Juan Goytisolo
Los dictadores y sus pueblos
JUAN GOYTISOLO 30/05/2011
El amor de los dictadores a sus pueblos no requiere demostración alguna. Puede medirse por el número y variedad de armas y municiones que emplean para mantenerlos en la vía del progreso y la paz social trazada por ellos, vía amenazada por enemigos internos y externos, por "bandas de facinerosos al servicio del terrorismo internacional". A la patética antología de propuestas de enmienda formuladas por Ben Alí y Mubarak en los días que precedieron a su derrocamiento en unas jornadas que mezclaban las dulces promesas de cambio con el consabido recurso al palo a secas -tal vez por aquello de "quien bien te quiere te hará llorar"-, podemos añadir en los últimos meses las de Gadafi, Bashar al Asad y el presidente de Yemen: aferrados a sus poderes clánicos, anuncian ceses de hostilidades, medidas apaciguadoras, calendarios electorales nuevos conforme a las demandas del pueblo. Es surrealista verles y escucharles en las pantallas de televisión mientras la cámara enfoca en contraplano manifestaciones multitudinarias o escenas de una guerra fruto del hartazgo popular de su poder dinástico acaparado desde hace décadas.
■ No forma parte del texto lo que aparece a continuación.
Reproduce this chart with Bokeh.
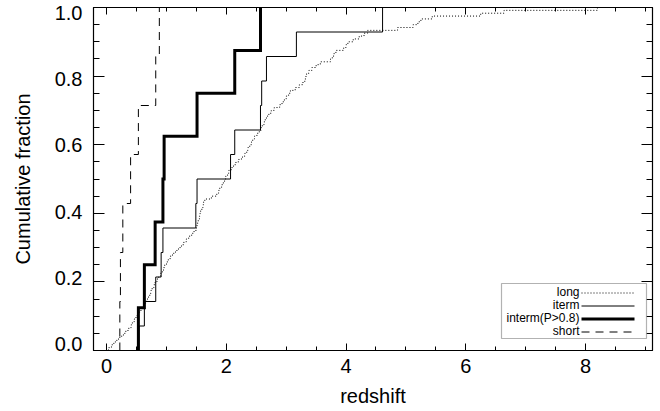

El discurso de los dictadores se adapta, claro está, a la psicología y carácter de cada uno de ellos. El sobrecogedor mascarón de Gadafi vomita amenazas e insultos a los enemigos del pueblo (¡el pueblo es él!); Alí Abdulá Saleh dice una cosa un día y otra el siguiente, pero permanece pegado con cola a su sillón de mando; Bashar al Asad afirma compartir el dolor de las familias de las víctimas para aumentar a continuación a un ritmo escalofriante el número de éstas.
De cuantas agitaciones sacuden al mundo árabe (y que se extiende en otro contexto a las del 15-M de la Puerta del Sol), la más valerosa y ejemplar es la de Siria. Tras el asedio brutal a Deraa, en donde se sitúa el epicentro de la contestación, Al Asad, pese a su cultivada imagen de hombre amable y conciliador, capaz de transformar el autoritarismo granítico de su padre en una dictablanda, no ha vacilado en enviar la artillería y carros de combate de la Guardia Presidencial y de la Cuarta División Acorazada a Homs, Lattaquié, Banias y a los suburbios "rebeldes" de la capital. Como sus colegas de Libia y Yemen, asegura que los manifestantes son manipulados por bandas salafistas y terroristas aunque la realidad lo desmienta. Los vídeos colgados en Facebook rebelan tan solo el machaqueo despiadado de quienes protestan de forma pacífica. El ejército y la policía, insiste no obstante Damasco, se entregan a operaciones de limpieza para preservar la paz. La paz de los cementerios para las víctimas y sus allegados.
La situación estratégica de Siria, país fronterizo con Irak, Líbano, Jordania e Israel, explica la cautela de Obama en su discurso de la pasada semana. El varapalo a Gadafi y Alí Abdulá Saleh de quienes exigen la salida inmediata para dar paso a un régimen democrático, se reduce en el caso de Al Asad, negociador ineludible de un por ahora quimérico acuerdo de paz con Israel, a un mero tirón de orejas. El riesgo de una implosión sectaria como la que sufre Irak después de la fatídica invasión de 2003 no puede descartarse, pero no debe servir de coartada a un sistema opresivo que desprecia la vida de la población, a una dictadura que se ha quitado la máscara dialogadora que exhibía cuando visité Damasco hace poco más de un año. Las represiones violentas del poder, sean las de Libia, Siria o Yemen, requieren también una condena tajante por parte de la mal aglutinada Unión Europea, que solamente ahora abre los ojos a las tropelías y abusos de unos líderes que sostenía hasta ayer por bajos intereses económicos y a quienes vendía sus armas, bombas de racimo incluidas.
Para defender los logros y conquistas del pueblo, escuchamos aquí, allá y acullá, estamos dispuestos a todo: a sacrificar incluso al propio pueblo. El amor de los dictadores árabes y no árabes -no está de más recordar el ejemplo de los Ceaucescu y compadres- a la patria con la que se identifican no tiene otro límite que la muerte, ya sea la suya propia, ya la de un número en verdad secundario de sus bienamados súbditos.